* TASK DIRECTIONS
Look through the material below and copy exactly the lines from the line with "Give me the TikZ source for this diagram." to the line with "rectangle (1692, 1063);", those two lines included.

--- Start LISTED RECORDS ---

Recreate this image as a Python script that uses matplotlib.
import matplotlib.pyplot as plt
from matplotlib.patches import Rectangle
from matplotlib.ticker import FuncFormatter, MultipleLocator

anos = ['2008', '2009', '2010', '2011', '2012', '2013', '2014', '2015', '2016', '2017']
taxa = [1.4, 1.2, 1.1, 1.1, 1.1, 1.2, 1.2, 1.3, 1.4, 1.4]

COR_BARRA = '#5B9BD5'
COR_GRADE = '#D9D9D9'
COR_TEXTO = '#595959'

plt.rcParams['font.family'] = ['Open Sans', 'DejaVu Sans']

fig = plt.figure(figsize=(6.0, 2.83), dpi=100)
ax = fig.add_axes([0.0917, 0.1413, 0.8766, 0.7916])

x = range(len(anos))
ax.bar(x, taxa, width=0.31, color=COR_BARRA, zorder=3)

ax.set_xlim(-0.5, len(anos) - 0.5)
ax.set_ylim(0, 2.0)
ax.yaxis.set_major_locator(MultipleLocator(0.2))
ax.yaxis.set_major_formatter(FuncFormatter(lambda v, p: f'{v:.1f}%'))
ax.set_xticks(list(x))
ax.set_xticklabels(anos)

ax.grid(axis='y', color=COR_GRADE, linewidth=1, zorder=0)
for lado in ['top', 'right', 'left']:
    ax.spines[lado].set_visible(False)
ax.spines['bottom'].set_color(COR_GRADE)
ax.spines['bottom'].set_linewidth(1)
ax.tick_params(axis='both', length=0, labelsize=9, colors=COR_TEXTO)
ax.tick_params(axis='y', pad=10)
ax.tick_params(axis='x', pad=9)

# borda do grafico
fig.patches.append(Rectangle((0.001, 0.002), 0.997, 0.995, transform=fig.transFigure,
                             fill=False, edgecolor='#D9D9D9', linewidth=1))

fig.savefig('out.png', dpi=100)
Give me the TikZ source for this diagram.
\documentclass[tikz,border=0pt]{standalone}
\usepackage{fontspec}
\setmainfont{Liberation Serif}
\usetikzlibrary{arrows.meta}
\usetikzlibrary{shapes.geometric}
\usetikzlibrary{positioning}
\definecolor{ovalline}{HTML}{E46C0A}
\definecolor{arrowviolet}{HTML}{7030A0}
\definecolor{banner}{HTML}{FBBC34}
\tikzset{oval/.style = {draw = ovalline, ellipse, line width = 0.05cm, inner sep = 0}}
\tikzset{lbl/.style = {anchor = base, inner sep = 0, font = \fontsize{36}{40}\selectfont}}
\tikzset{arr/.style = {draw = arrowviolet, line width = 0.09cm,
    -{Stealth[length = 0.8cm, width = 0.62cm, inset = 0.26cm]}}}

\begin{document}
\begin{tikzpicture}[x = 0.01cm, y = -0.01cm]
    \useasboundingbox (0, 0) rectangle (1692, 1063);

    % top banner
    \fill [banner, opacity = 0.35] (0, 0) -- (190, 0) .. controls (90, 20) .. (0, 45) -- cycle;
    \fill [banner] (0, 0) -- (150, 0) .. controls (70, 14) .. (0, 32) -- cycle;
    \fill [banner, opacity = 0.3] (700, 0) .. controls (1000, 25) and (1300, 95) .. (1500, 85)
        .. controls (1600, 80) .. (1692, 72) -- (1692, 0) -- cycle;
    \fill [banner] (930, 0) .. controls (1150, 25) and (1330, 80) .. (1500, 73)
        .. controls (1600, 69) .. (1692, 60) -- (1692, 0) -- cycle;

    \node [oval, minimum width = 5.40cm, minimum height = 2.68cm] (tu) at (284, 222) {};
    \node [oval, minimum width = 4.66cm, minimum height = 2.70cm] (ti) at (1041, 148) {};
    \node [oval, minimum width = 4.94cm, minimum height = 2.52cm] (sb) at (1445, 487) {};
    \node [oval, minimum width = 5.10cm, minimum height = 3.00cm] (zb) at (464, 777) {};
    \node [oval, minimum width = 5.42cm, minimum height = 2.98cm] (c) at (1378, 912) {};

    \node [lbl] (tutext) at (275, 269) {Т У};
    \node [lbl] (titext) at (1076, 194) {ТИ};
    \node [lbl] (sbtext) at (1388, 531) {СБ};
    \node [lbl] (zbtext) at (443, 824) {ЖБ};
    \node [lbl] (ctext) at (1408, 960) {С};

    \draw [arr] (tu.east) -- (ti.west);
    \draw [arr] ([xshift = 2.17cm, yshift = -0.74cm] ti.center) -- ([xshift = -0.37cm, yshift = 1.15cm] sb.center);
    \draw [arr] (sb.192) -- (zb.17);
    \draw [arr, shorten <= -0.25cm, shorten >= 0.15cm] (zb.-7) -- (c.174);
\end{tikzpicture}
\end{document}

--- End LISTED RECORDS ---

* RESPONSE
Give me the TikZ source for this diagram.
\documentclass[tikz,border=0pt]{standalone}
\usepackage{fontspec}
\setmainfont{Liberation Serif}
\usetikzlibrary{arrows.meta}
\usetikzlibrary{shapes.geometric}
\usetikzlibrary{positioning}
\definecolor{ovalline}{HTML}{E46C0A}
\definecolor{arrowviolet}{HTML}{7030A0}
\definecolor{banner}{HTML}{FBBC34}
\tikzset{oval/.style = {draw = ovalline, ellipse, line width = 0.05cm, inner sep = 0}}
\tikzset{lbl/.style = {anchor = base, inner sep = 0, font = \fontsize{36}{40}\selectfont}}
\tikzset{arr/.style = {draw = arrowviolet, line width = 0.09cm,
    -{Stealth[length = 0.8cm, width = 0.62cm, inset = 0.26cm]}}}

\begin{document}
\begin{tikzpicture}[x = 0.01cm, y = -0.01cm]
    \useasboundingbox (0, 0) rectangle (1692, 1063);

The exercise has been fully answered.